Indian interim budget raises urea subsidy
The Indian government has made provisions for an increase in the urea subsidy from 450bn rupees ($6.35bn) to 502bn rupees ($7.09bn) for the 2019-20 fiscal year.
Most of the increase is for locally-produced urea, up from INR 350bn to INR 400bn. This is mainly due to the capacity expansions in the country, as the government implements projects in a bid to become self-sufficient.
Two new plants will raise Indian output in 2019-20.
Chambal Fertilisers started production at its 1.3mn t/yr Gadepan 3 unit at Kota in Rajasthan state in December. It produced about 110,000t in January and will reach full capacity shortly. The plant is the first new urea project to start up in India for many years.

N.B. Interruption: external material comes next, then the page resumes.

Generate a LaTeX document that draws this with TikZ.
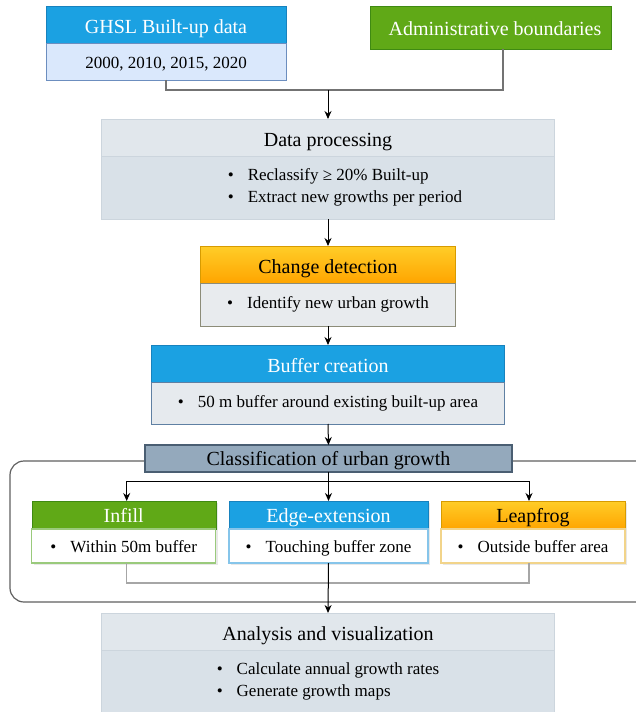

The first project under the government's Surp programme, FCI's 1.27mn t/yr gas-based plant at Ramagundam in east India, is expected to start production in the first quarter of 2020.
Assuming full production is achieved in a timely manner, Gadepan 3 and Ramagundam should raise India's urea output by 1.5-1.9mn t in 2019-20.
The new production should reduce India's import bill for urea.
Purchases through tenders total about 4.9mn t in 2018-19 to date and an additional 1.8mn t are imported annually via the Omifco joint venture. But the additional $706mn allocated for subsidy in 2019-20 shows replacing imports is not a cost-free exercise.
India is one of the biggest buyers of urea globally, and farmers typically consume 30-31mn t/yr of urea, of which roughly 24mn t is produced domestically and the rest imported.
Domestic production totalled 17.66mn t during April- December, official statistics show, an annualised rate of around 23.5mn t.